Stewart-Muir has a Bachelor of Arts in Education (Primary), from Deakin University in Geelong and also completed a Linguistic Diploma of Indigenous Languages at Batchelor College in the NT.
They're passionate about working with children of all ages from early childhood up to secondary school, sharing culture, language and knowledge with them, and giving them an opportunity to learn about First Nations culture and history from a First Nations perspective.
Kelrick Martin
Kelrick is a Ngarluma/Bunuba man from Broome, Western Australia, who started out as a cadet radio broadcaster for Goolarri Media. Moving to Sydney in 1998, he presented ABC Radio National's Awaye! and was the inaugural presenter of ABC TV's Message Stick. In 2002 he completed a Master of Documentary Writing and Directing at AFTRS, and in 2007 returned to WA to become NITV’s Commissioning Editor.
He formed Spear Point Productions in 2010 – with credits including documentaries Yagan, Outside Chance, Prison Songs, and the short drama, Karroyul – a 2015 AACTA Award nominee. Kelrick was most recently the Indigenous Manager for Western Australia’s state screen funding agency, Screenwest.
Vicki Couzens
Vicki Couzens is a Gunditjmara woman from the Western Districts of Victoria. Vicki acknowledges her Ancestors and Elders who guide her work.
She has worked in Aboriginal community affairs for almost 40 years. Vicki’s contributions in the reclamation, regeneration and revitalisation of cultural knowledge and practice extend across the ‘arts and creative cultural expression’ spectrum including language revitalisation, ceremony, community arts, public art, visual and performing arts, and writing.
She is Senior Knowledge Custodian for Possum Skin Cloak Story and Language Reclamation and Revival in her Keerray Woorroong Mother Tongue.

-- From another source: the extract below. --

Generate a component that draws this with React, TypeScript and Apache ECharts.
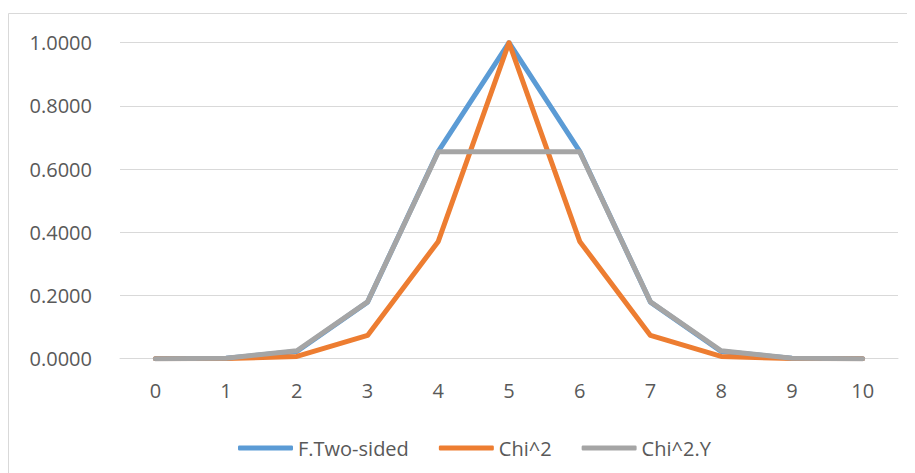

Vicki is employed at RMIT as a Vice Chancellor's Indigenous Research Fellow, developing her project ‘watnanda koong meerreeng , tyama-ngan malayeetoo (together body and country, we know long time)’. The key objective of this project is to produce model/s, pathways and resources for continuing the reinvigoration of Aboriginal Ways of Knowing Being and Doing with a special focus on language revitalisation. The project investigates and examines how revitalisation of cultural knowledges and practices affect healing in Aboriginal individuals, families and communities and builds resilience and capability towards sovereign nation building aspirations, opportunities and a realised living legacy.
Vicki is rebuilding the Gunditjmara Grammar to facilitate a new phase of language learning through immersive experiences and home-based, family clan self-directed learning. She is currently writing plain language resources for this community learning.
Brendan Kennedy
Brendan Kennedy was born at Robinvale on Tati Tati Country and is a descendant of the Tati Tati, Wadi Wadi and Mutti Mutti tribal lands and language groups. Brendan is a member of the First Peoples Yulendj Group, who collaborated with Museum Victoria to produce the award-winning First Peoples exhibition; has previously served on the Aboriginal Cultural Heritage Advisory Committee; is a Tati Tati delegate for Murray Lower Darling Rivers Indigenous Nations and is the Director of the Tati Tati Aboriginal Corporation. Brendan is an artist who specialises in painting and creating cultural and ceremonial objects.